This post is part of an ongoing series called “Rebutting the BCS.” BCS officials repeatedly present flimsy excuses for rejecting a competitive post-season championship.“Rebutting the BCS” posts directly refute these BCS statements and set the record straight. Click here for other “Rebutting the BCS” posts.
Bowl Championship Series officials and apologists have a tough job, and Playoff PAC sympathizes (abstractly, anyway) with their plight. Defending defective positions has never been an easy task, even for well-paid mercenaries. In some respect, at least from a “difficulty of advocacy” standard, BCS officials find themselves in a position similar to William Jennings Bryan’s attack upon a teacher’s right to present the theory of evolution. Like Mr. Bryan at the Scopes trial, BCS advocates pull illogical arguments from a bare cupboard; for instance, BCS boosters predictably defend their scheme with the false argument that the only alternative to the BCS is the pre-1992 college football bowl system.
As an example of the BCS’s reliance upon this false dilemma, consider the following statement of Harvey S. Perlman, the BCS Presidential Oversight Committee Chairman
: “If the antitrust laws prohibit [the BCS] agreement, then the
only alternative is to return to the old bowl system that operated from 1902 until 1991.” (emphasis added)
Applying even a small dose of objective perspective to this statement reveals it as a base and unsophisticated rhetorical ploy. Mr. Perlman would have us believe that only two options exist: the BCS or nothing. This tactic, time-honored by those who oppose progress, is premised solely upon fear. Mr. Perlman hopes to deceive fans into believing that their choice is limited to two options. This is a wholly illusory dilemma.
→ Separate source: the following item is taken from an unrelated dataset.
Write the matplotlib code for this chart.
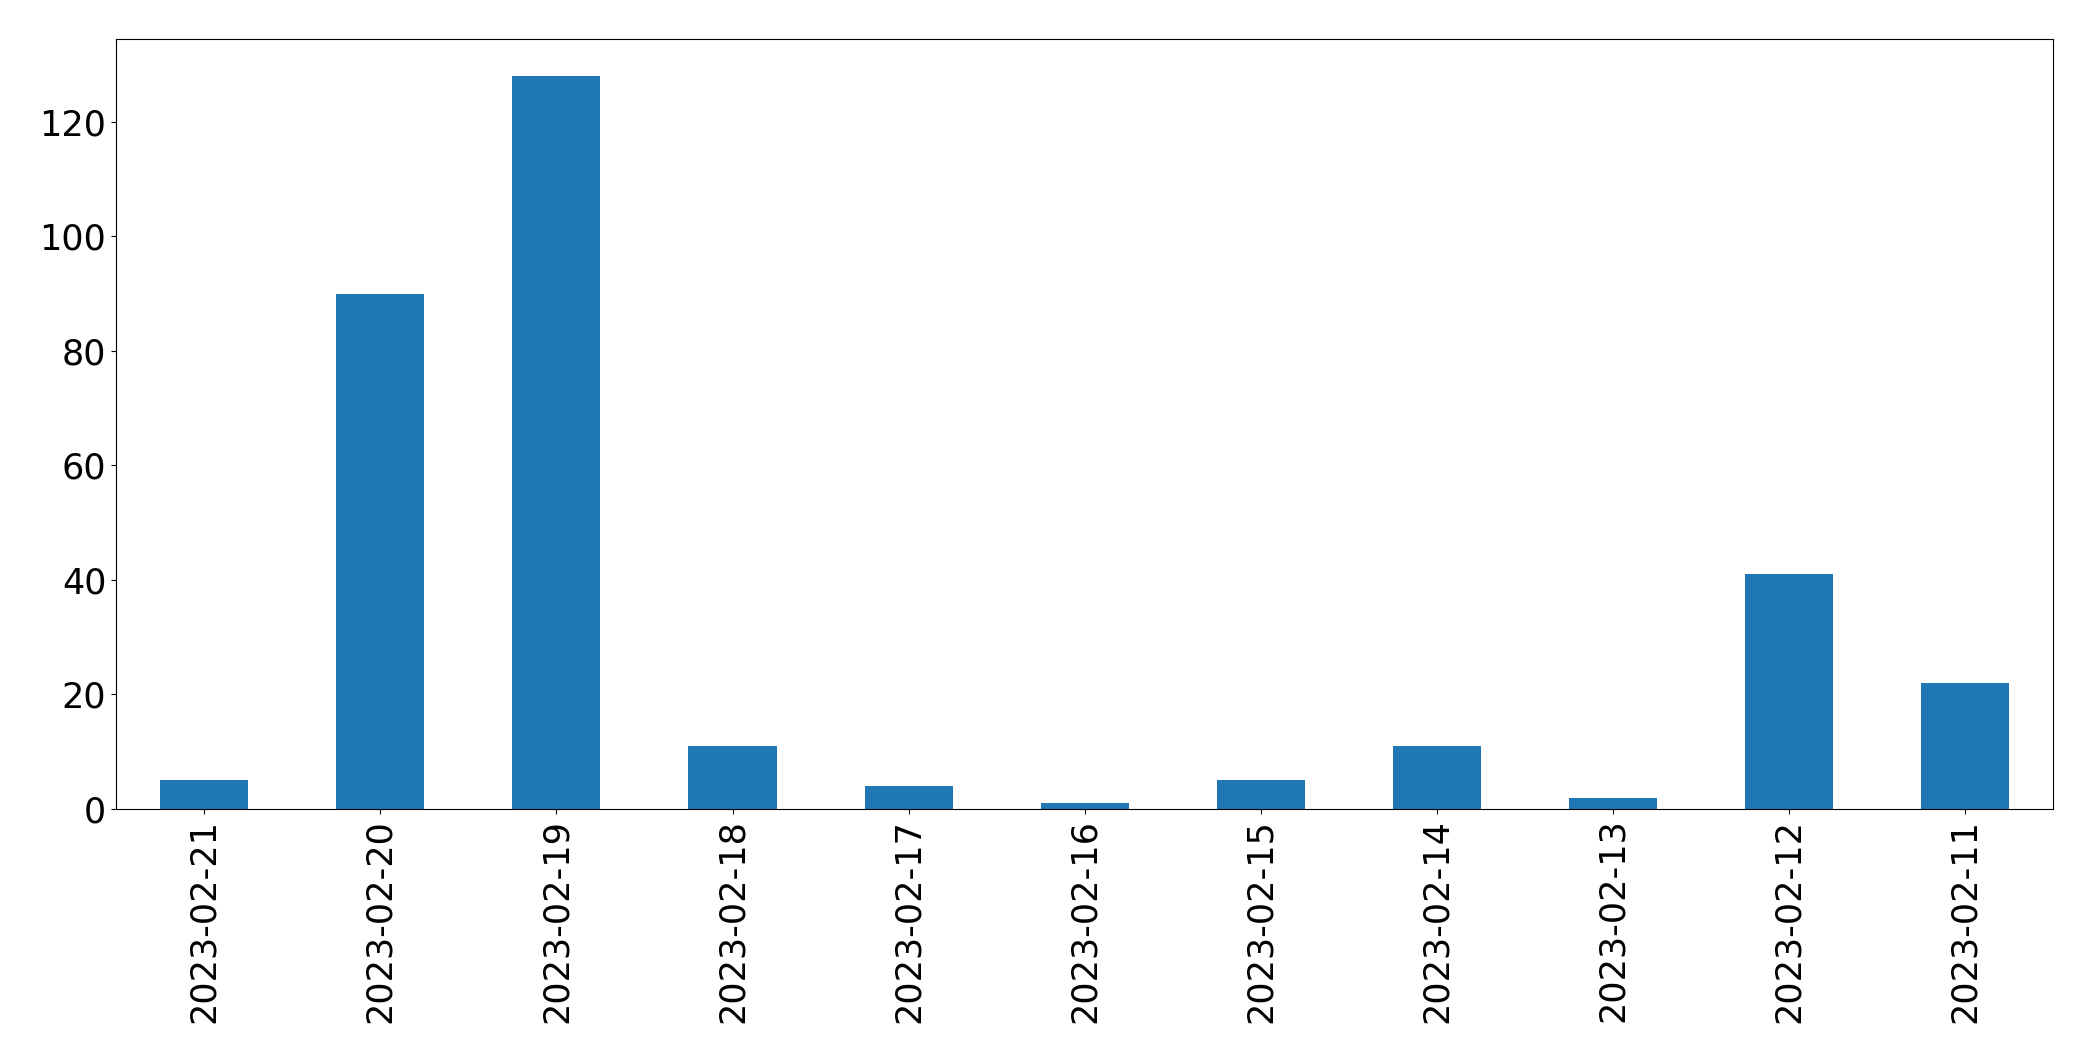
import pandas as pd
import matplotlib.pyplot as plt

dates = ["2023-02-21", "2023-02-20", "2023-02-19", "2023-02-18", "2023-02-17", "2023-02-16",
         "2023-02-15", "2023-02-14", "2023-02-13", "2023-02-12", "2023-02-11"]
counts = [5, 90, 128, 11, 4, 1, 5, 11, 2, 41, 22]

s = pd.Series(counts, index=dates)

fig = plt.figure(figsize=(20.93, 10.61), dpi=100)
ax = s.plot(kind="bar", color="#1f77b4", fontsize=25.2)
plt.subplots_adjust(left=0.0555, right=0.981, top=0.963, bottom=0.2375)

plt.savefig("out.png", dpi=100)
However, BCS advocates consistently promote this false dichotomy as an assumed premise.
Moreover, this particular false dilemma seeks to prey upon a listener’s fear that things could somehow be worse: in essence, Mr. Perlman threatens: “Don’t attempt to change the status quo, or else things will inevitably be worse.” Mr. Perlman channels an equally ill-considered line said in a more consequential context: “You are either with us or against us.” Each argument presents a false choice. Each ignores the proper spectrum of logic-defined legitimate arguments. From the standpoint of argumentation theory, such ploys are properly situated as desperate appeals to a listener’s fears or irrational emotions.
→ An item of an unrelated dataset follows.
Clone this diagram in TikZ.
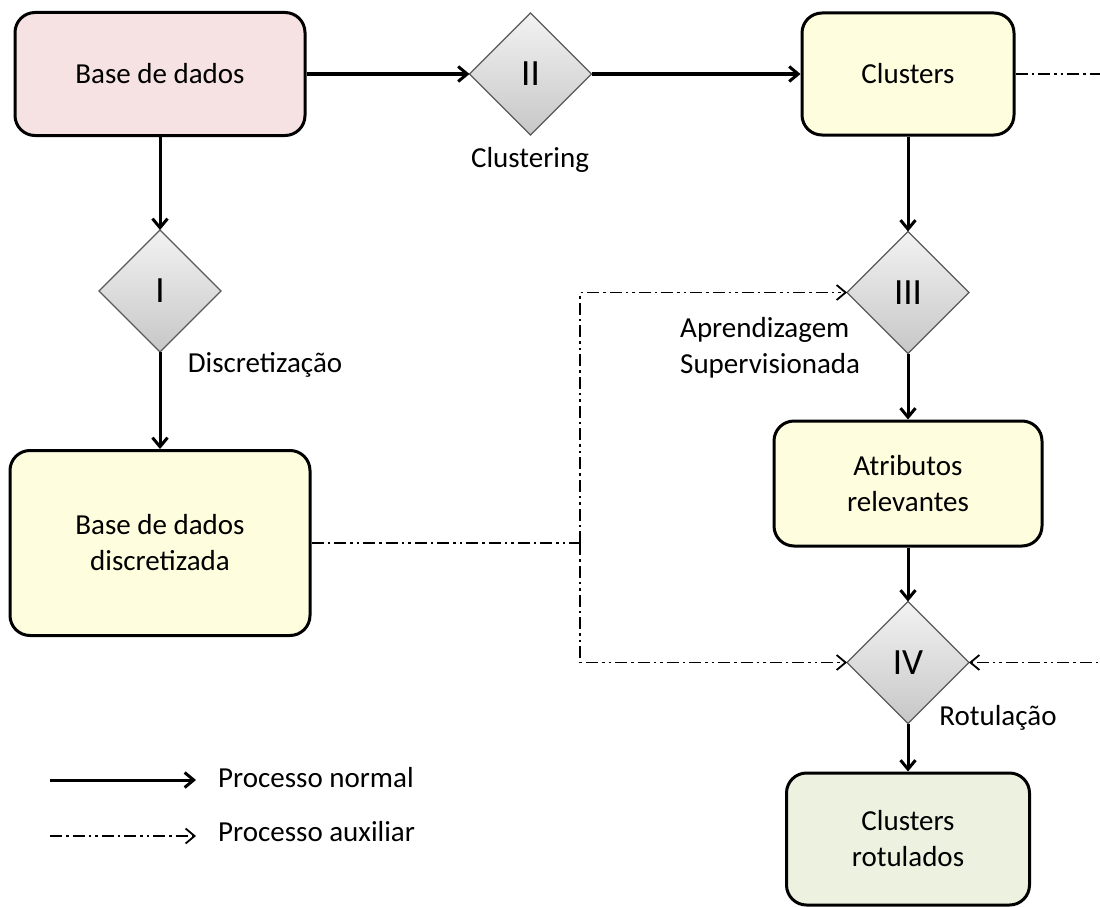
\documentclass[tikz,border=0pt]{standalone}
\usepackage{fontspec}
\setmainfont{Carlito}
\usetikzlibrary{arrows.meta,positioning,shapes.geometric}
\definecolor{fbase}{RGB}{246,226,226}
\definecolor{fres}{RGB}{254,253,222}
\definecolor{ffin}{RGB}{236,241,224}

\begin{document}
\begin{tikzpicture}[x=1pt,y=-1pt,>={Straight Barb[length=9pt,width=15pt]},
  box/.style={draw,line width=3pt,rounded corners=20pt,align=center,
              font=\fontsize{29}{36}\selectfont},
  dec/.style={diamond,aspect=1,draw=black!65,line width=1.3pt,
              top color=black!5,bottom color=black!22,inner sep=0pt,outer sep=0pt,
              minimum width=122pt,minimum height=122pt,
              font=\fontsize{37}{40}\selectfont},
  lab/.style={font=\fontsize{29}{36}\selectfont,align=left,inner sep=0pt},
  flow/.style={->,line width=3pt},
  auxline/.style={line width=1.8pt,
              dash pattern=on 12pt off 4pt on 2.5pt off 4pt on 12pt off 4pt on 2.5pt off 4pt on 2.5pt off 4pt},
  aux/.style={->,auxline}]
  \useasboundingbox (0,0) rectangle (1100,907);
  \clip (0,0) rectangle (1100,907);
  % main chain
  \node[box,fill=fbase,minimum width=290pt,minimum height=123pt] (base) at (160,74) {Base de dados};
  \node[dec,below=93pt of base] (dI) {I};
  \node[box,fill=fres,minimum width=300pt,minimum height=185pt,below=97pt of dI] (disc)
       {Base de dados\\ discretizada};
  \node[dec,right=163pt of base] (dII) {II};
  \node[box,fill=fres,minimum width=212pt,minimum height=122pt,right=209pt of dII] (clu) {Clusters};
  \node[dec,below=95pt of clu] (dIII) {III};
  \node[box,fill=fres,minimum width=268pt,minimum height=125pt,below=66pt of dIII] (attr)
       {Atributos\\ relevantes};
  \node[dec,below=54pt of attr] (dIV) {IV};
  \node[box,fill=ffin,minimum width=243pt,minimum height=132pt,below=48pt of dIV] (rot)
       {Clusters\\ rotulados};
  % step labels
  \node[lab] (tII) at (530,160) {Clustering};
  \node[lab] (tI) at (265,365) {Discretização};
  \node[lab,anchor=west] (tIII) at (680,348) {Aprendizagem\\ Supervisionada};
  \node[lab] (tIV) at (998,718) {Rotulação};
  \draw[flow] (base) -- (dI);
  \draw[flow] (dI) -- (disc);
  \draw[flow] (base) -- (dII);
  \draw[flow] (dII) -- (clu);
  \draw[flow] (clu) -- (dIII);
  \draw[flow] (dIII) -- (attr);
  \draw[flow] (attr) -- (dIV);
  \draw[flow] (dIV) -- (rot);
  % auxiliary links
  \coordinate (jn) at (580,543);
  \draw[auxline] (disc.east |- jn) -- (jn);
  \draw[aux] (jn) |- (dIII.west);
  \draw[aux] (jn) |- (dIV.west);
  \draw[aux] (clu.east) -- ++(130,0) |- (dIV.east);
  % legend
  \node[lab,anchor=west] (lnor) at (218,778) {Processo normal};
  \node[lab,anchor=west] (laux) at (218,832) {Processo auxiliar};
  \coordinate (lns) at (50,780);
  \coordinate (las) at (50,836);
  \draw[flow,shorten >=22pt] (lns) -- (lns -| lnor.west);
  \draw[aux,shorten >=22pt] (las) -- (las -| laux.west);
\end{tikzpicture}
\end{document}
Another favorite BCS argument is an adjunct to Mr. Perlman’s fear-based approach: “The BCS should remain in place because it is a vast improvement over the old bowl system.”
This line, not true even on its own terms, also presents a false comparison. Mr. Perlman would have us restrict the discussion to the simple comparison of the current system to the old system. However, the truth that Mr. Perlman and the BCS seek to obfuscate is that a playoff system is a viable alternative to both the BCS and to the old bowl system. The BCS claim of superiority over its predecessor is wholly beside the point in a debate regarding the future of college football.
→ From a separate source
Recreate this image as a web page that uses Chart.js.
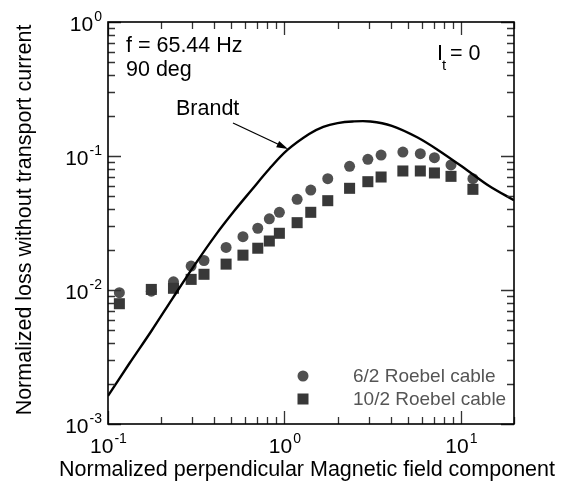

In short, we need not accept the BCS’s premise that the old bowl system is the only relevant measuring stick. Despite the misguided and dishonest rhetorical tactics of both Mssrs. Bryan and Perlman, teachers should teach evolution, and college football should not remain Cro-Magnon simply because it was once primordial. Essentially, Mr. Perlman argues that we should keep our VHS, because VHS is better than our old slide projector.
Fortunately, the BCS does not run other aspects of our culture or economy. Past successes of other fields emerge from the efforts of visionaries capable of envisaging life in all its dimensions, without pre-defined boundaries placed upon potential solutions. Visionaries also refuse to allow insignificant obstacles to retard society’s natural urges to evolve to something better. However, like Mr. Bryan at Scopes, Mr. Perlman would have us paralyzed with fear of the unknown. If Steve Jobs (rather than Perlman et. al) ran college football, any minor academic or logistical hurdles would be overcome in nanoseconds.
Now is the time for college football’s true shareholders to throw out the bums who needlessly run our beautiful game on only two cylinders. Ultimately, Playoff PAC hopes to advance a process of public deliberative discussion, without the false dilemmas presented by biased protectionists. Through this process, we believe that the public voice will likely conclude that college football is a healthier sport, both culturally and financially, if its “championship” is a competitively earned honor rather than a beauty and reputation pageant. A first step in this process is for the public to demand that BCS officials cease “hiding the ball” by consistently presenting false choices and irrelevant comparisons. In short, we call upon the BCS to justify their obstructionism via honest and on-point argument.